[Begin DATA LINES]
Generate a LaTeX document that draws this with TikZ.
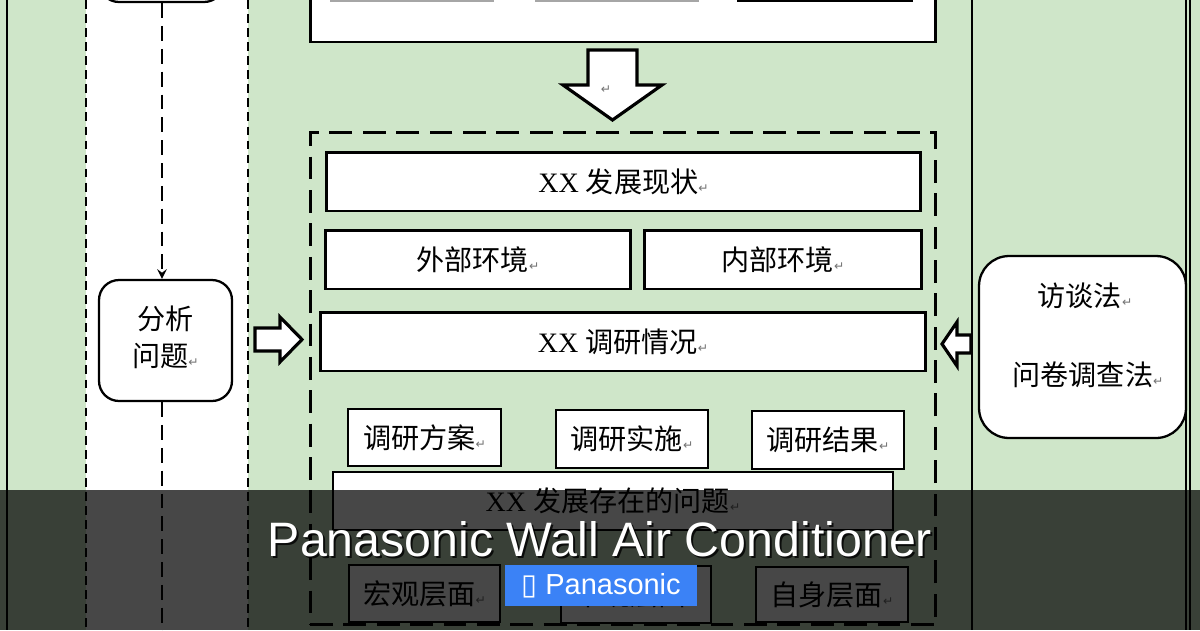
\documentclass[tikz,border=0pt]{standalone}
\usepackage{fontspec}
\setmainfont{Liberation Serif}
\newfontfamily\cjk{Noto Sans CJK SC}
\newfontfamily\symfont{DejaVu Sans}
\newfontfamily\bannerfont{Liberation Sans}
\usetikzlibrary{arrows,calc,positioning}
\definecolor{paleGreen}{RGB}{207,230,201}
\definecolor{btnBlue}{RGB}{59,130,246}
\newcommand{\retmark}{{\symfont\fontsize{7}{7}\selectfont\textcolor{black!55}{↵}}}
\tikzstyle{frame} = [rectangle, draw=black, line width=1.7pt, fill=white, inner sep=0pt, text centered, font=\fontsize{16}{19}\selectfont]
\tikzstyle{subframe} = [frame, line width=1.1pt]
\tikzstyle{roundFrame} = [frame, line width=1.3pt, rounded corners=0.4cm]
\tikzstyle{groupFrame} = [rectangle, draw=black, line width=1.7pt, dash pattern=on 13pt off 6pt, inner sep=0pt]
\tikzstyle{label} = [inner sep=0pt, font=\fontsize{16}{19}\selectfont]
\tikzstyle{blockArrow} = [draw=black, line width=1.8pt, fill=white, line join=miter]
\tikzstyle{laneLine} = [line width=0.7pt, dash pattern=on 5pt off 3pt]
\tikzstyle{flowLine} = [line width=1.4pt, dash pattern=on 8.5pt off 4.5pt]
\tikzstyle{arrow} = [->,>=stealth]
\tikzstyle{banner} = [font=\bannerfont\fontsize{27.5}{30}\selectfont, anchor=base]

\begin{document}
\begin{tikzpicture}[x=0.02cm, y=-0.02cm]
\useasboundingbox (0,0) rectangle (1200,630);
\clip (0,0) rectangle (1200,630);
% Background
\fill[paleGreen] (0,0) rectangle (1200,630);
\fill[white] (86,0) rectangle (248,630);
\draw[line width=0.9pt] (7,0) -- (7,630);
\draw[line width=1.3pt] (972,0) -- (972,630);
\draw[line width=1.2pt] (1186,0) -- (1186,630);
\draw[line width=0.6pt] (1190,0) -- (1190,630);
\draw[laneLine] (86,0) -- (86,630);
\draw[laneLine] (248,0) -- (248,630);
% Draw shapes
\node (prev) [roundFrame, minimum width=2.5cm, minimum height=1.24cm] at (161.5,-29) {};
\node (plan) [frame, minimum width=12.52cm, minimum height=1.64cm] at (623,1) {};
\node (planA) [subframe, draw=black!35, minimum width=3.24cm, minimum height=1cm] at (412,-24) {};
\node (planB) [subframe, draw=black!35, minimum width=3.24cm, minimum height=1cm] at (617,-24) {};
\node (planC) [frame, minimum width=3.48cm, minimum height=1cm] at (825,-24) {};
\node (group) [groupFrame, minimum width=12.52cm, minimum height=9.86cm] at (623,378.5) {};
\node (status) [frame, minimum width=11.9cm, minimum height=1.18cm] at (623.5,181.5)
{XX {\cjk 发展现状}\retmark};
\node (extEnv) [frame, minimum width=6.12cm, minimum height=1.18cm] at (478,259.5)
{{\cjk 外部环境}\retmark};
\node (intEnv) [frame, minimum width=5.56cm, minimum height=1.18cm] at (783,259.5)
{{\cjk 内部环境}\retmark};
\node (survey) [frame, minimum width=12.12cm, minimum height=1.18cm] at (623,341.5)
{XX {\cjk 调研情况}\retmark};
\node (scheme) [subframe, minimum width=3.06cm, minimum height=1.14cm] at (424.5,437.5)
{{\cjk 调研方案}\retmark};
\node (execute) [subframe, minimum width=3.04cm, minimum height=1.16cm] at (632,439)
{{\cjk 调研实施}\retmark};
\node (result) [subframe, minimum width=3.04cm, minimum height=1.16cm] at (828,440)
{{\cjk 调研结果}\retmark};
\node (problem) [subframe, minimum width=11.2cm, minimum height=1.16cm] at (613,501)
{XX {\cjk 发展存在的问题}\retmark};
\node (macro) [subframe, minimum width=3.02cm, minimum height=1.14cm] at (424.5,593.5)
{{\cjk 宏观层面}\retmark};
\node (meso) [subframe, minimum width=3.0cm, minimum height=1.14cm] at (636,594.5)
{{\cjk 中观层面}\retmark};
\node (self) [subframe, minimum width=3.04cm, minimum height=1.1cm] at (832,594.5)
{{\cjk 自身层面}\retmark};
\node (analyse) [roundFrame, minimum width=2.66cm, minimum height=2.42cm] at (165.5,340.5) {};
\node (analyseText) [label, align=center, font=\fontsize{16}{21}\selectfont] at (165.5,337)
{{\cjk 分析}\\{\cjk 问题}\retmark};
\node (method) [roundFrame, rounded corners=0.6cm, minimum width=4.14cm, minimum height=3.64cm] at (1082.5,347) {};
\node (interview) [label] at (1085,296) {{\cjk 访谈法}\retmark};
\node (questionnaire) [label] at (1088,375) {{\cjk 问卷调查法}\retmark};
% Block arrows
\draw[blockArrow] (588,50) -- (637,50) -- (637,85) -- (662,85) -- (612.5,120) -- (563,85) -- (588,85) -- cycle;
\node (downMark) at (606,90) {\retmark};
\draw[blockArrow] (255,328) -- (280,328) -- (280,317) -- (302,339.5) -- (280,362) -- (280,351) -- (255,351) -- cycle;
\draw[blockArrow] (971,335) -- (957,335) -- (957,322) -- (942,344) -- (957,366) -- (957,353) -- (971,353) -- cycle;
% Draw arrows
\coordinate (laneEnd) at (162,640);
\draw[flowLine, arrow] (prev.south -| laneEnd) -- (analyse.north -| laneEnd);
\draw[flowLine] (analyse.south -| laneEnd) -- (laneEnd);
% Banner
\fill[black, opacity=0.72] (0,490) rectangle (1200,630);
\node (titleShadow) [banner, text=black, opacity=0.8] at (602,558) {Panasonic Wall Air Conditioner};
\node (title) [banner, text=white] at (600,556) {Panasonic Wall Air Conditioner};
\node (brand) [fill=btnBlue, minimum width=3.84cm, minimum height=0.82cm, inner sep=0pt, text=white,
font=\bannerfont\fontsize{16.5}{18}\selectfont] at (601,585.5) {{\symfont ▯}\ Panasonic};
\end{tikzpicture}
\end{document}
[End DATA LINES]
### WHAT YOU SHOULD DO:
Set down the material above as is, without any pictures.

### EXERCISE OUTPUT:
Generate a LaTeX document that draws this with TikZ.
\documentclass[tikz,border=0pt]{standalone}
\usepackage{fontspec}
\setmainfont{Liberation Serif}
\newfontfamily\cjk{Noto Sans CJK SC}
\newfontfamily\symfont{DejaVu Sans}
\newfontfamily\bannerfont{Liberation Sans}
\usetikzlibrary{arrows,calc,positioning}
\definecolor{paleGreen}{RGB}{207,230,201}
\definecolor{btnBlue}{RGB}{59,130,246}
\newcommand{\retmark}{{\symfont\fontsize{7}{7}\selectfont\textcolor{black!55}{↵}}}
\tikzstyle{frame} = [rectangle, draw=black, line width=1.7pt, fill=white, inner sep=0pt, text centered, font=\fontsize{16}{19}\selectfont]
\tikzstyle{subframe} = [frame, line width=1.1pt]
\tikzstyle{roundFrame} = [frame, line width=1.3pt, rounded corners=0.4cm]
\tikzstyle{groupFrame} = [rectangle, draw=black, line width=1.7pt, dash pattern=on 13pt off 6pt, inner sep=0pt]
\tikzstyle{label} = [inner sep=0pt, font=\fontsize{16}{19}\selectfont]
\tikzstyle{blockArrow} = [draw=black, line width=1.8pt, fill=white, line join=miter]
\tikzstyle{laneLine} = [line width=0.7pt, dash pattern=on 5pt off 3pt]
\tikzstyle{flowLine} = [line width=1.4pt, dash pattern=on 8.5pt off 4.5pt]
\tikzstyle{arrow} = [->,>=stealth]
\tikzstyle{banner} = [font=\bannerfont\fontsize{27.5}{30}\selectfont, anchor=base]

\begin{document}
\begin{tikzpicture}[x=0.02cm, y=-0.02cm]
\useasboundingbox (0,0) rectangle (1200,630);
\clip (0,0) rectangle (1200,630);
% Background
\fill[paleGreen] (0,0) rectangle (1200,630);
\fill[white] (86,0) rectangle (248,630);
\draw[line width=0.9pt] (7,0) -- (7,630);
\draw[line width=1.3pt] (972,0) -- (972,630);
\draw[line width=1.2pt] (1186,0) -- (1186,630);
\draw[line width=0.6pt] (1190,0) -- (1190,630);
\draw[laneLine] (86,0) -- (86,630);
\draw[laneLine] (248,0) -- (248,630);
% Draw shapes
\node (prev) [roundFrame, minimum width=2.5cm, minimum height=1.24cm] at (161.5,-29) {};
\node (plan) [frame, minimum width=12.52cm, minimum height=1.64cm] at (623,1) {};
\node (planA) [subframe, draw=black!35, minimum width=3.24cm, minimum height=1cm] at (412,-24) {};
\node (planB) [subframe, draw=black!35, minimum width=3.24cm, minimum height=1cm] at (617,-24) {};
\node (planC) [frame, minimum width=3.48cm, minimum height=1cm] at (825,-24) {};
\node (group) [groupFrame, minimum width=12.52cm, minimum height=9.86cm] at (623,378.5) {};
\node (status) [frame, minimum width=11.9cm, minimum height=1.18cm] at (623.5,181.5)
{XX {\cjk 发展现状}\retmark};
\node (extEnv) [frame, minimum width=6.12cm, minimum height=1.18cm] at (478,259.5)
{{\cjk 外部环境}\retmark};
\node (intEnv) [frame, minimum width=5.56cm, minimum height=1.18cm] at (783,259.5)
{{\cjk 内部环境}\retmark};
\node (survey) [frame, minimum width=12.12cm, minimum height=1.18cm] at (623,341.5)
{XX {\cjk 调研情况}\retmark};
\node (scheme) [subframe, minimum width=3.06cm, minimum height=1.14cm] at (424.5,437.5)
{{\cjk 调研方案}\retmark};
\node (execute) [subframe, minimum width=3.04cm, minimum height=1.16cm] at (632,439)
{{\cjk 调研实施}\retmark};
\node (result) [subframe, minimum width=3.04cm, minimum height=1.16cm] at (828,440)
{{\cjk 调研结果}\retmark};
\node (problem) [subframe, minimum width=11.2cm, minimum height=1.16cm] at (613,501)
{XX {\cjk 发展存在的问题}\retmark};
\node (macro) [subframe, minimum width=3.02cm, minimum height=1.14cm] at (424.5,593.5)
{{\cjk 宏观层面}\retmark};
\node (meso) [subframe, minimum width=3.0cm, minimum height=1.14cm] at (636,594.5)
{{\cjk 中观层面}\retmark};
\node (self) [subframe, minimum width=3.04cm, minimum height=1.1cm] at (832,594.5)
{{\cjk 自身层面}\retmark};
\node (analyse) [roundFrame, minimum width=2.66cm, minimum height=2.42cm] at (165.5,340.5) {};
\node (analyseText) [label, align=center, font=\fontsize{16}{21}\selectfont] at (165.5,337)
{{\cjk 分析}\\{\cjk 问题}\retmark};
\node (method) [roundFrame, rounded corners=0.6cm, minimum width=4.14cm, minimum height=3.64cm] at (1082.5,347) {};
\node (interview) [label] at (1085,296) {{\cjk 访谈法}\retmark};
\node (questionnaire) [label] at (1088,375) {{\cjk 问卷调查法}\retmark};
% Block arrows
\draw[blockArrow] (588,50) -- (637,50) -- (637,85) -- (662,85) -- (612.5,120) -- (563,85) -- (588,85) -- cycle;
\node (downMark) at (606,90) {\retmark};
\draw[blockArrow] (255,328) -- (280,328) -- (280,317) -- (302,339.5) -- (280,362) -- (280,351) -- (255,351) -- cycle;
\draw[blockArrow] (971,335) -- (957,335) -- (957,322) -- (942,344) -- (957,366) -- (957,353) -- (971,353) -- cycle;
% Draw arrows
\coordinate (laneEnd) at (162,640);
\draw[flowLine, arrow] (prev.south -| laneEnd) -- (analyse.north -| laneEnd);
\draw[flowLine] (analyse.south -| laneEnd) -- (laneEnd);
% Banner
\fill[black, opacity=0.72] (0,490) rectangle (1200,630);
\node (titleShadow) [banner, text=black, opacity=0.8] at (602,558) {Panasonic Wall Air Conditioner};
\node (title) [banner, text=white] at (600,556) {Panasonic Wall Air Conditioner};
\node (brand) [fill=btnBlue, minimum width=3.84cm, minimum height=0.82cm, inner sep=0pt, text=white,
font=\bannerfont\fontsize{16.5}{18}\selectfont] at (601,585.5) {{\symfont ▯}\ Panasonic};
\end{tikzpicture}
\end{document}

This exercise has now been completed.